• Direction:
Return the lines that follow, exactly as they appear, from the first through the one containing "samples = list(range(1, 141))"; no pictures are to be included.

• Source material:

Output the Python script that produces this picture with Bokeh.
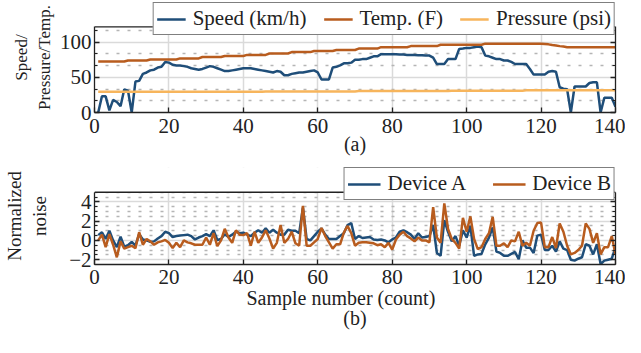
from bokeh.plotting import figure
from bokeh.layouts import column
from bokeh.models import (Legend, LegendItem, LinearAxis, Range1d, FixedTicker,
                          CustomJSTickFormatter, Title, BoxAnnotation, Span)
from bokeh.embed import file_html
from bokeh.resources import INLINE

FONT = "Liberation Serif"
FS = "21px"
TXT = "#222222"

samples = list(range(1, 141))

speed = [0, 23, 23, 3, 18, 15, 9, 33, 31, 0,
         44, 45, 55, 57, 60, 61, 64, 65, 72, 71,
         68, 67, 67, 66, 65, 63, 62, 61, 62, 64,
         66, 65, 63, 61, 59, 59, 60, 61, 62, 63,
         63, 63, 62, 61, 60, 59, 58, 57, 59, 58,
         53, 53, 55, 56, 57, 57, 58, 59, 60, 57,
         47, 47, 47, 64, 65, 67, 70, 70, 71, 75,
         75, 76, 76, 78, 80, 80, 83, 83, 83, 83,
         83, 82.5, 82.5, 82, 82, 82, 81.5, 81.5, 81, 81,
         78, 69, 69, 69, 76, 76, 76, 90.5, 91, 92,
         92, 93, 94, 93, 81, 80, 78, 76, 76, 74,
         74, 72, 69, 69, 69, 69, 62, 54, 54, 54,
         54, 58, 59, 58, 36, 34, 33, 0, 37, 37,
         37, 37, 42, 43, 43, 0, 21, 21, 21, 8]

temp = [72.5, 72.5, 72.5, 72.5, 72.5, 72.5, 72.5, 72.5, 74, 74,
        74, 74, 74, 74, 75.5, 75.5, 75.5, 75.5, 75.5, 75.5,
        75.5, 75.5, 77, 77, 77, 77, 77, 77, 79, 79,
        79, 79, 79, 79, 80.5, 80.5, 80.5, 80.5, 80.5, 80.5,
        82, 82, 82, 82, 82, 82, 84, 84, 84, 84,
        84, 84, 86, 86, 86, 86, 86, 86, 87.5, 87.5,
        87.5, 87.5, 87.5, 87.5, 89, 89, 89, 89, 89, 89,
        91, 91, 91, 91, 91, 91, 93, 93, 93, 93,
        93, 93, 93, 93, 94.5, 94.5, 94.5, 94.5, 94.5, 94.5,
        94.5, 94.5, 96.5, 96.5, 96.5, 96.5, 96.5, 96.5, 96.5, 96.5,
        96.5, 96.5, 96.5, 96.5, 98, 98, 98, 98, 98, 98,
        98, 98, 98, 98, 98, 98, 98, 98, 98, 98,
        97.5, 97, 96, 95.5, 94.5, 94, 93, 93, 93, 93,
        93, 93, 93, 93, 93, 93, 93, 93, 93, 93]

pressure = [29.5, 29.5, 29.5, 29.5, 29.5, 29.5, 29.5, 29.5, 29.5, 29.5,
            29.5, 29.5, 29.5, 29.5, 29.5, 29.5, 29.5, 29.5, 29.5, 29.5,
            29.5, 29.5, 29.5, 29.5, 29.5, 29.5, 29.5, 29.5, 29.5, 29.5,
            29.5, 29.5, 29.5, 29.5, 29.5, 29.5, 29.5, 29.5, 29.5, 29.5,
            29.5, 29.5, 29.5, 29.5, 29.5, 30, 30, 30, 30, 30,
            30, 30, 30, 30, 30, 30, 30, 30, 30, 30,
            30, 30, 30, 30, 30, 30, 30, 30, 30, 30,
            30.5, 30.5, 30.5, 30.5, 30.5, 30.5, 30.5, 30.5, 30.5, 30.5,
            30.5, 30.5, 30.5, 30.5, 30.5, 30.5, 30.5, 30.5, 30.5, 30.5,
            30.5, 30.5, 30.5, 30.5, 30.5, 31, 31, 31, 31, 31,
            31, 31, 31, 31, 31, 31, 31, 31, 31, 31,
            31, 31, 31, 31, 31, 31.5, 31.5, 31.5, 31.5, 31.5,
            31.5, 31.5, 31.5, 31.5, 31.5, 31.5, 31.5, 31.5, 31.5, 31.5,
            31.5, 31.5, 31.5, 31.5, 31.5, 31.5, 31.5, 31.5, 31.5, 31.5]

dev_a = [0.55, 0.85, 0.15, 1.0, 0.0, -0.7, 0.4, -0.65, -0.5, -0.15,
         -0.55, 0.65, 0.1, 0.0, -0.15, -0.1, 0.2, 0.45, 0.9, 0.75,
         0.35, 0.45, 0.5, 0.55, 0.6, 0.45, 0.1, 0.3, 0.45, 0.65,
         0.45, 1.05, 0.05, 0.15, 0.65, 0.35, 0.6, 0.9, 0.75, 0.8,
         0.6, 0.45, 0.8, 1.05, 0.8, 1.25, 0.8, 1.1, 0.8, 0.6,
         0.6, 1.1, 1.0, 1.0, 0.75, 3.4, 0.15, 0.0, 0.45, 0.9,
         1.25, 0.6, 0.15, 0.15, 0.15, 0.45, 0.75, 1.6, 1.8, 0.15,
         0.45, 0.25, 0.3, 0.35, 0.1, 0.05, 0.1, 0.0, -0.2, 0.1,
         0.3, 0.9, 1.05, 0.85, 0.6, 0.15, 0.75, 0.3, 0.35, 0.45,
         1.6, -1.3, -1.6, 2.1, 0.9, -0.1, 0.45, -0.55, 1.05, 0.3,
         1.5, -1.6, -1.45, -1.4, -0.4, 0.3, 1.35, -1.15, -1.3, -1.6,
         -1.6, -1.4, -1.2, -1.95, 0.0, -0.75, -0.75, -1.3, 0.5, 0.6,
         -1.0, -1.0, -0.55, -1.15, -0.1, -0.85, -1.0, -2.0, -2.1, -1.9,
         -1.75, -0.4, -0.55, -1.45, -0.4, -2.45, -2.1, -2.0, -1.9, -0.7]

dev_b = [0.0, 0.6, -0.7, 0.65, -0.45, -1.75, -0.1, -0.85, -0.7, -0.55,
         -0.8, 0.85, -0.45, 0.15, -0.1, -0.45, -0.2, -0.1, 0.05, -0.25,
         -0.8, -0.25, -0.7, 0.0, -0.2, -0.3, -0.45, -0.45, -0.45, 0.3,
         -0.45, 0.75, -0.6, 0.0, 1.2, 0.3, -0.25, 1.05, 0.6, 0.55,
         0.75, -0.55, 0.9, -0.25, 0.3, 1.05, 0.2, -0.85, -0.25, 1.6,
         -0.25, 0.15, 0.9, -0.3, -0.55, 3.6, -0.55, -0.55, -0.2, 0.15,
         1.3, 0.45, -0.2, -0.85, -0.4, -0.4, 0.8, 1.5, 0.75, -0.55,
         -0.25, -0.2, -0.2, -0.25, -0.3, -0.5, -0.4, -0.7, -0.25, -0.95,
         0.1, 0.6, 0.9, 0.45, 0.2, -0.1, 0.3, 0.0, 0.0, -0.2,
         3.45, 0.3, -0.25, 3.85, 1.2, 0.15, -0.25, -0.85, 2.35, 0.9,
         2.5, 0.15, -0.9, -0.7, 0.15, 0.75, 2.45, -0.55, -0.55, -0.3,
         -0.7, 0.0, -0.1, 0.9, -0.55, -0.25, -0.55, 1.0, 1.8, 1.85,
         -0.7, -0.7, 0.35, -0.8, 1.75, 0.9, -0.55, -1.45, -1.3, -1.0,
         -0.55, 1.75, 1.2, -0.25, 0.75, -1.45, -0.7, -0.7, 0.45, -1.5]

x_ticks = [0, 20, 40, 60, 80, 100, 120, 140]
top_y_ticks = [0, 50, 100]
top_y_minor = [16.67, 33.33, 66.67, 83.33, 116.67]
top_y_limits = (0, 122)
bot_y_ticks = [-2, 0, 2, 4]
bot_y_minor = [-2.5, -1.5, -1, -0.5, 0.5, 1, 1.5, 2.5, 3, 3.5, 4.5, 5]
bot_y_limits = (-2.5, 5)

BLUE = "#1f4e79"
BROWN = "#b85c1e"
LIGHT = "#f7b55c"
LW = 2.5


def style_axis(ax, minor=0):
    ax.axis_line_color = TXT
    ax.axis_line_width = 1.3
    ax.major_tick_line_color = TXT
    ax.major_tick_line_width = 1.3
    ax.major_tick_in = 5
    ax.major_tick_out = 0
    ax.minor_tick_line_color = TXT
    ax.minor_tick_in = minor
    ax.minor_tick_out = 0
    ax.major_label_text_font = FONT
    ax.major_label_text_font_size = FS
    ax.major_label_text_color = TXT
    ax.axis_label_text_font = FONT
    ax.axis_label_text_font_size = "20px"
    ax.axis_label_text_font_style = "normal"
    ax.axis_label_text_color = TXT


def make_fig(height, limits, view_top, yt, ymin, top, bottom, ylabel,
             ylabel_size, ylabel_standoff):
    p = figure(width=625, height=height, x_range=Range1d(0, 140),
               y_range=Range1d(limits[0], view_top),
               output_backend="svg", toolbar_location=None,
               min_border_left=82, min_border_right=10,
               min_border_top=top, min_border_bottom=bottom)
    xt = FixedTicker(ticks=x_ticks, minor_ticks=[])
    ytk = FixedTicker(ticks=yt, minor_ticks=ymin)
    p.xaxis.ticker = xt
    p.yaxis.ticker = ytk
    p.xgrid.ticker = xt
    p.ygrid.ticker = ytk
    style_axis(p.xaxis[0])
    style_axis(p.yaxis[0], minor=3)
    p.yaxis.bounds = limits
    p.yaxis.major_label_standoff = 3
    p.yaxis.axis_label = ylabel
    p.yaxis.axis_label_text_font_size = ylabel_size
    p.yaxis.axis_label_standoff = ylabel_standoff
    blank = CustomJSTickFormatter(code="return ''")
    ax_r = LinearAxis(ticker=ytk, formatter=blank, major_label_standoff=0,
                      bounds=limits)
    style_axis(ax_r, minor=3)
    ax_r.major_label_text_font_size = "0px"
    p.add_layout(ax_r, "right")
    p.xgrid.grid_line_color = "#dadada"
    p.xgrid.grid_line_width = 1.5
    p.ygrid.grid_line_color = "#dadada"
    p.ygrid.grid_line_width = 1.5
    p.ygrid.minor_grid_line_color = "#b5b5b5"
    p.ygrid.minor_grid_line_width = 1.5
    p.ygrid.minor_grid_line_dash = "3 8"
    p.outline_line_color = None
    return p


def finish(p, limits, items, glyph_w, spacing):
    # blank the strip above the axes box, then close the box with its top edge
    p.add_layout(BoxAnnotation(bottom=limits[1], fill_color="white", fill_alpha=1.0,
                               line_alpha=0))
    p.add_layout(Span(location=limits[1], dimension="width", line_color=TXT,
                      line_width=1.3))
    lg = Legend(items=items, location="top_right", orientation="horizontal")
    lg.border_line_color = "black"
    lg.border_line_width = 1.3
    lg.background_fill_alpha = 1.0
    lg.label_text_font = FONT
    lg.label_text_font_size = FS
    lg.label_text_color = TXT
    lg.glyph_width = glyph_w
    lg.label_standoff = 7
    lg.spacing = spacing
    lg.padding = 3
    lg.margin = 0
    p.add_layout(lg)


# ---- top panel
p1 = make_fig(167, top_y_limits, 156.6, top_y_ticks, top_y_minor, 2, 55,
              "Speed/\nPressure/Temp.", "17px", 3)
p1.below[0].major_label_standoff = 6
p1.below[0].axis_label = "(a)"
p1.below[0].axis_label_standoff = -3
r_speed = p1.line(samples, speed, line_color=BLUE, line_width=LW)
r_temp = p1.line(samples, temp, line_color=BROWN, line_width=LW)
r_pres = p1.line(samples, pressure, line_color=LIGHT, line_width=LW)
finish(p1, top_y_limits,
       [LegendItem(label="Speed (km/h)", renderers=[r_speed]),
        LegendItem(label="Temp. (F)", renderers=[r_temp]),
        LegendItem(label="Pressure (psi)", renderers=[r_pres])], 29, 17)

# ---- bottom panel
p2 = make_fig(170, bot_y_limits, 7.57, bot_y_ticks, bot_y_minor, 0, 73,
              "Normalized\nnoise", "19px", 16)
p2.below[0].major_label_standoff = 5
r_a = p2.line(samples, dev_a, line_color=BLUE, line_width=LW)
r_b = p2.line(samples, dev_b, line_color=BROWN, line_width=LW)
finish(p2, bot_y_limits,
       [LegendItem(label="Device A", renderers=[r_a]),
        LegendItem(label="Device B", renderers=[r_b])], 33, 26)
t1 = Title(text="Sample number (count)", align="left", offset=152,
           text_font=FONT, text_font_size="20px", text_font_style="normal",
           text_color=TXT, standoff=-3)
p2.add_layout(t1, "below")
t2 = Title(text="(b)", align="center",
           text_font=FONT, text_font_size="20px", text_font_style="normal",
           text_color=TXT, standoff=-6)
p2.add_layout(t2, "below")

layout = column(p1, p2, spacing=0)
open("out.html", "w").write(file_html(layout, INLINE))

• The completed task:
Output the Python script that produces this picture with Bokeh.
from bokeh.plotting import figure
from bokeh.layouts import column
from bokeh.models import (Legend, LegendItem, LinearAxis, Range1d, FixedTicker,
                          CustomJSTickFormatter, Title, BoxAnnotation, Span)
from bokeh.embed import file_html
from bokeh.resources import INLINE

FONT = "Liberation Serif"
FS = "21px"
TXT = "#222222"

samples = list(range(1, 141))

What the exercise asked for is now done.